- Education: Rutgers University–New Brunswick (BA); University of Texas at Austin (MA); Cornell University (PhD)
- Occupation(s): Curator, Art Historian
- Years active: 2013-Present
- Employer: National Gallery of Art
- Title: Associate Curator of African American and Afro-Diasporic Art

= Kanitra Fletcher =

American curator

Kanitra Fletcher is an American curator and art historian currently working as associate curator of African American and Afro-Diasporic art at the National Gallery of Art in Washington, D.C. Named to her role in January 2021 after serving as an associate curator at the Museum of Fine Arts, Houston, Fletcher is the National Gallery's first curator dedicated to acquiring, stewarding, and exhibiting work by African American artists. Fletcher's academic specializations include the art of Brazil and Latin America and the Black avant-garde.

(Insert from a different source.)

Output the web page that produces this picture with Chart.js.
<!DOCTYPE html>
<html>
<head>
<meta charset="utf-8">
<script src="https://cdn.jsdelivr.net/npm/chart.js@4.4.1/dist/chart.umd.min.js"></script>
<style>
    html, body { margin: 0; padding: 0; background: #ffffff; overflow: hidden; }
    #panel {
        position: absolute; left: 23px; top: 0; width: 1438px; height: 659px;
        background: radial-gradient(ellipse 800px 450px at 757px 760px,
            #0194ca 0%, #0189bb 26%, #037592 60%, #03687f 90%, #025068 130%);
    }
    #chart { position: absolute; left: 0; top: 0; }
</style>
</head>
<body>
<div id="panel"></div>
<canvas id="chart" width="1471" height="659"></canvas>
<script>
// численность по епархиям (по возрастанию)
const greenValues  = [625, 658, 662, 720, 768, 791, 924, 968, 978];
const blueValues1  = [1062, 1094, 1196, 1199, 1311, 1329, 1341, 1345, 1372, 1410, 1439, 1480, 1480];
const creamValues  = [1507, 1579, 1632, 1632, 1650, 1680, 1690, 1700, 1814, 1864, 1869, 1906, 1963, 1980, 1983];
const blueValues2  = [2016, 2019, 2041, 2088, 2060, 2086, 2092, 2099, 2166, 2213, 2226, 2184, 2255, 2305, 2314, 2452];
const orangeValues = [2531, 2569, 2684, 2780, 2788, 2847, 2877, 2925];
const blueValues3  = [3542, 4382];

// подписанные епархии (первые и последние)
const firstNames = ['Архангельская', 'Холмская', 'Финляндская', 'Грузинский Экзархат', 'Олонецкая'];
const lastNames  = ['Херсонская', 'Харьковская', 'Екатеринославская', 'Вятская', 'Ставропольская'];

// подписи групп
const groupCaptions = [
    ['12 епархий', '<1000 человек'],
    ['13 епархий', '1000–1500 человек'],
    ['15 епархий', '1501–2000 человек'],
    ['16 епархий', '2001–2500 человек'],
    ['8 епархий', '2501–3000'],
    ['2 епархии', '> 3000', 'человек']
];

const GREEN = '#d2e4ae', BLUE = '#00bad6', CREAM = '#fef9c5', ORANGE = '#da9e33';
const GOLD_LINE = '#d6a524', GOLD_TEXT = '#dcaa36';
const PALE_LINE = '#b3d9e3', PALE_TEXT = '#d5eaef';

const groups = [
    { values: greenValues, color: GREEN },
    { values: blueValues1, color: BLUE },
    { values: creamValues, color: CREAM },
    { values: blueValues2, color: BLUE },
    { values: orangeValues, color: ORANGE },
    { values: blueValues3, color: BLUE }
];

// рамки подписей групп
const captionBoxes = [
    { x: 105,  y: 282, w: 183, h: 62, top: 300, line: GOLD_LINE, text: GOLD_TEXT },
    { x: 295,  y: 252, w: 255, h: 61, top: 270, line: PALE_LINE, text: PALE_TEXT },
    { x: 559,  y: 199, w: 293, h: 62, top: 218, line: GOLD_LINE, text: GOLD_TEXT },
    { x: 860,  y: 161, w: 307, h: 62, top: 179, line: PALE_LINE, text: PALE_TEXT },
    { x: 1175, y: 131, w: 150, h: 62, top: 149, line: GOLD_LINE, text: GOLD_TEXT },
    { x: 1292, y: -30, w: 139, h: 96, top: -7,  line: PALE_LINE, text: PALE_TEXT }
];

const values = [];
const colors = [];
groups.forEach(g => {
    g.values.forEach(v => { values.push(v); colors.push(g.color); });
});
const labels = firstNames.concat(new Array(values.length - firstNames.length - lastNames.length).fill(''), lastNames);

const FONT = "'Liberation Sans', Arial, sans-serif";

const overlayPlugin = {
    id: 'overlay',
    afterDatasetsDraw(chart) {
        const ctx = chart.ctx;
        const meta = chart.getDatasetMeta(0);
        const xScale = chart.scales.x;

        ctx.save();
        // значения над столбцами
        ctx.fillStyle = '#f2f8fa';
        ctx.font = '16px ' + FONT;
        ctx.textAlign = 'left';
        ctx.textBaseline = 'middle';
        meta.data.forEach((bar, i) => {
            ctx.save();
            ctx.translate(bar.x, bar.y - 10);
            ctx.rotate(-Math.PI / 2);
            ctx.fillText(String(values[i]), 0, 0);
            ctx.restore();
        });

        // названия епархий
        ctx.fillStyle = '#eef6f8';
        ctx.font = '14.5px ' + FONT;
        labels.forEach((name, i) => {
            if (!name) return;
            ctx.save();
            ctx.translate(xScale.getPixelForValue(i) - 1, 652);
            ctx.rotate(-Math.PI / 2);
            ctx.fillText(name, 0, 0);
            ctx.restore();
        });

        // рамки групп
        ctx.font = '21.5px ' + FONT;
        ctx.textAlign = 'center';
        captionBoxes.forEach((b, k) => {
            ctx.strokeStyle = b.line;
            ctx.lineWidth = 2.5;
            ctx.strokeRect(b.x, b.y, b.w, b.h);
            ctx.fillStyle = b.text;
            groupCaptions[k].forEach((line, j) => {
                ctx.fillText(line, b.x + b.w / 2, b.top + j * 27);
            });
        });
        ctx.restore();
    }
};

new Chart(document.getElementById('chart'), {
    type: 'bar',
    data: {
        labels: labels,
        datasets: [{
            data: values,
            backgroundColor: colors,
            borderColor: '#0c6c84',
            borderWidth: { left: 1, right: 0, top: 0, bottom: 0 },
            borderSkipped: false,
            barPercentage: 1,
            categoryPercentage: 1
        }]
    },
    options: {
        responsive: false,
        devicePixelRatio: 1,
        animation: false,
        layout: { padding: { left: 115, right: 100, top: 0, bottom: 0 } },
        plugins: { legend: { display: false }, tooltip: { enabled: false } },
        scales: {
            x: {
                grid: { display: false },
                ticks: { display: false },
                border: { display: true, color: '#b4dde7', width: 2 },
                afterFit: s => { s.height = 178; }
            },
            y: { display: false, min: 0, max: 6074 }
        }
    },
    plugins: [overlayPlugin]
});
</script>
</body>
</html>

== Education and early career ==
Fletcher was raised in Houston. She graduated from Rutgers University-New Brunswick with a BA in English literature before receiving an MA in Latin American studies from the University of Texas at Austin in 2011. In 2019 she earned a PhD in art history from Cornell University, where her thesis focused on Black aesthetics and the Black avant-garde in the mid-20th century.

She worked as an assistant at a number of museums in New York prior to her career as a curator, including the Bronx Museum of the Arts, Museum of Modern Art, and New Museum.

== Curatorial career ==
In 2013, Fletcher was chosen as the curator of video art at Landmarks, the public art program of her alma mater UT Austin.

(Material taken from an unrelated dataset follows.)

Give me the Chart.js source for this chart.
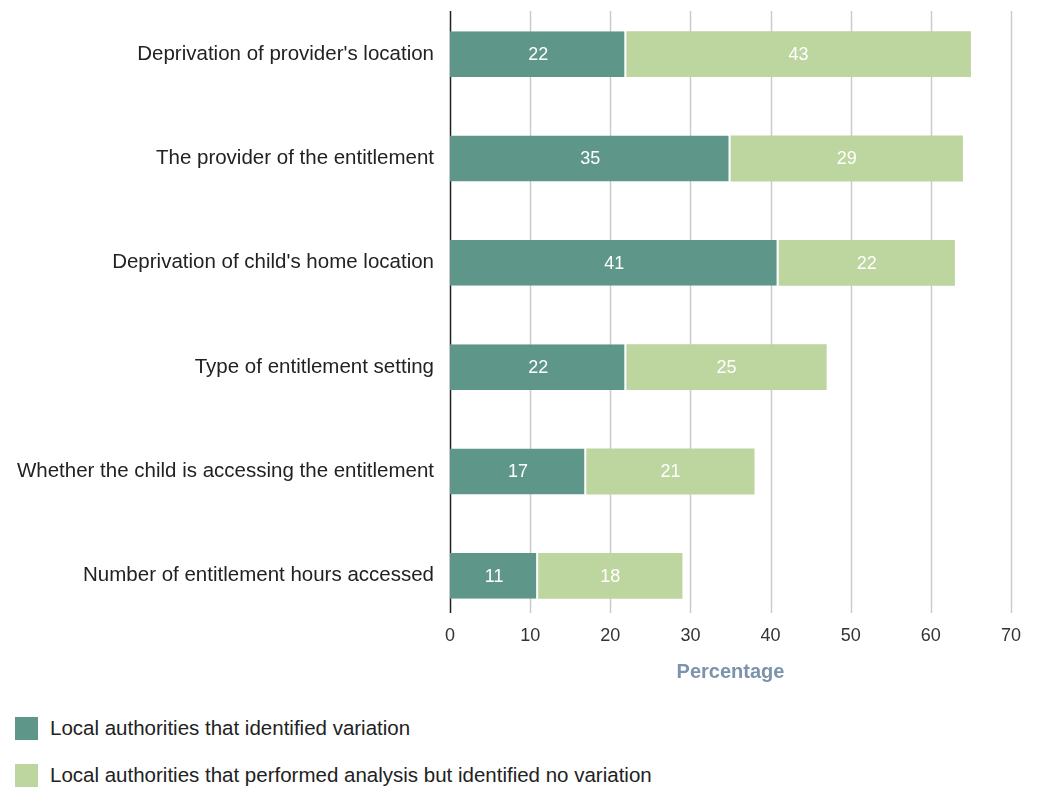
<!DOCTYPE html>
<html>
<head>
<meta charset="utf-8">
<script src="https://cdn.jsdelivr.net/npm/chart.js@4/dist/chart.umd.min.js"></script>
<style>
  body { margin: 0; background: #fff; font-family: "Liberation Sans", Arial, Helvetica, sans-serif; }
  #wrap { position: relative; width: 1037px; height: 690px; }
  .legend-item { position: absolute; left: 15px; display: flex; align-items: center; font-size: 20.5px; color: #222; }
  .legend-box { width: 23px; height: 23px; margin-right: 12px; }
</style>
</head>
<body>
<div id="wrap"><canvas id="chart"></canvas></div>
<div class="legend-item" style="top:716px"><div class="legend-box" style="background:#5e968a"></div>Local authorities that identified variation</div>
<div class="legend-item" style="top:763px"><div class="legend-box" style="background:#bdd59f"></div>Local authorities that performed analysis but identified no variation</div>
<script>
// Categories and series values
const categories = [
    "Deprivation of provider's location",
    "The provider of the entitlement",
    "Deprivation of child's home location",
    "Type of entitlement setting",
    "Whether the child is accessing the entitlement",
    "Number of entitlement hours accessed"
];
const identifiedVariation = [22, 35, 41, 22, 17, 11];
const noVariation = [43, 29, 22, 25, 21, 18];
const xTicks = [0, 10, 20, 30, 40, 50, 60, 70];

// Draws the vertical grid lines and the left axis line, shorter than the chart area
const gridPlugin = {
    id: 'customGrid',
    beforeDatasetsDraw(chart) {
        const ctx = chart.ctx;
        const x = chart.scales.x;
        ctx.save();
        xTicks.forEach(t => {
            const px = Math.round(x.getPixelForValue(t)) + 0.5;
            ctx.beginPath();
            ctx.strokeStyle = t === 0 ? '#222' : '#cccccc';
            ctx.lineWidth = 1.5;
            ctx.moveTo(px, 11);
            ctx.lineTo(px, 613);
            ctx.stroke();
        });
        ctx.restore();
    }
};

// Writes the values inside each bar segment
const valuePlugin = {
    id: 'values',
    afterDatasetsDraw(chart) {
        const ctx = chart.ctx;
        ctx.save();
        ctx.fillStyle = '#ffffff';
        ctx.font = '18px "Liberation Sans", Arial, sans-serif';
        ctx.textAlign = 'center';
        ctx.textBaseline = 'middle';
        chart.data.datasets.forEach((ds, i) => {
            chart.getDatasetMeta(i).data.forEach((bar, j) => {
                const cx = (bar.x + bar.base) / 2;
                ctx.fillText(String(ds.data[j]), cx, bar.y + 1);
            });
        });
        ctx.restore();
    }
};

const ctx = document.getElementById('chart').getContext('2d');
window.chart = new Chart(ctx, {
    type: 'bar',
    data: {
        labels: categories,
        datasets: [{
            label: 'Local authorities that identified variation',
            data: identifiedVariation,
            backgroundColor: '#5e968a',
            borderColor: '#ffffff',
            borderWidth: { top: 0, bottom: 0, left: 0, right: 2 },
            borderSkipped: false,
            barPercentage: 0.44,
            categoryPercentage: 1.0
        }, {
            label: 'Local authorities that performed analysis but identified no variation',
            data: noVariation,
            backgroundColor: '#bdd59f',
            borderWidth: 0,
            barPercentage: 0.44,
            categoryPercentage: 1.0
        }]
    },
    options: {
        indexAxis: 'y',
        responsive: true,
        maintainAspectRatio: false,
        animation: false,
        layout: { padding: { top: 2, right: 26, left: 0, bottom: 0 } },
        plugins: {
            legend: { display: false },
            tooltip: { enabled: false }
        },
        scales: {
            x: {
                stacked: true,
                min: 0,
                max: 70,
                grid: { display: false },
                border: { display: false },
                ticks: {
                    stepSize: 10,
                    color: '#333',
                    padding: -11,
                    font: { size: 18, family: '"Liberation Sans", Arial, sans-serif' }
                },
                title: {
                    display: true,
                    text: 'Percentage',
                    color: '#7b93ab',
                    padding: { top: 4, bottom: 6 },
                    font: { size: 20, weight: 'bold', family: '"Liberation Sans", Arial, sans-serif' }
                },
                afterFit(scale) { scale.height = 62; }
            },
            y: {
                stacked: true,
                grid: { display: false },
                border: { display: false },
                ticks: {
                    color: '#222',
                    padding: 8,
                    font: { size: 20.5, family: '"Liberation Sans", Arial, sans-serif' }
                },
                afterFit(scale) {
                    scale.width = 450;
                    scale.paddingTop = 0;
                    scale.paddingBottom = 0;
                }
            }
        }
    },
    plugins: [gridPlugin, valuePlugin]
});
</script>
</body>
</html>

She began at the Museum of Fine Arts, Houston (MFAH) as a curatorial assistant in July 2017 before becoming an associate curator of modern and contemporary art. During her time at MFAH she oversaw the 2021 showing of Soul of a Nation: Art in the Age of Black Power, which originated at the Tate Modern in London in 2017.

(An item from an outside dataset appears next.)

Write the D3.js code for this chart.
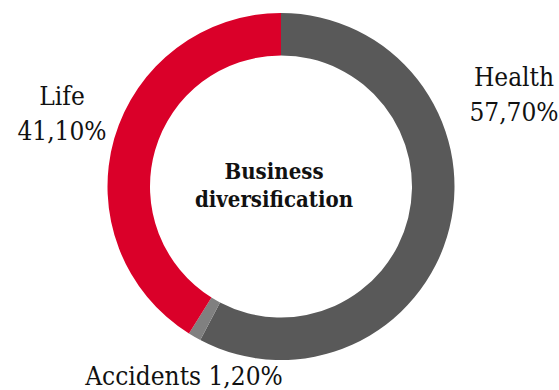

Fletcher was announced as the National Gallery of Art's first associate curator of African American and Afro-Diasporic art on January 13, 2021. Her first curated show at the National Gallery was Afro-Atlantic Histories in 2022, which she had first adapted for MFAH in 2021 from its original showing at the São Paulo Museum of Art.

Fletcher's subsequent shows at the National Gallery include Spirit & Strength: Modern Art from Haiti, Chakaia Booker: Treading New Ground, and With Passion and Purpose: Gifts from the Collection of Larry D. and Brenda A. Thompson.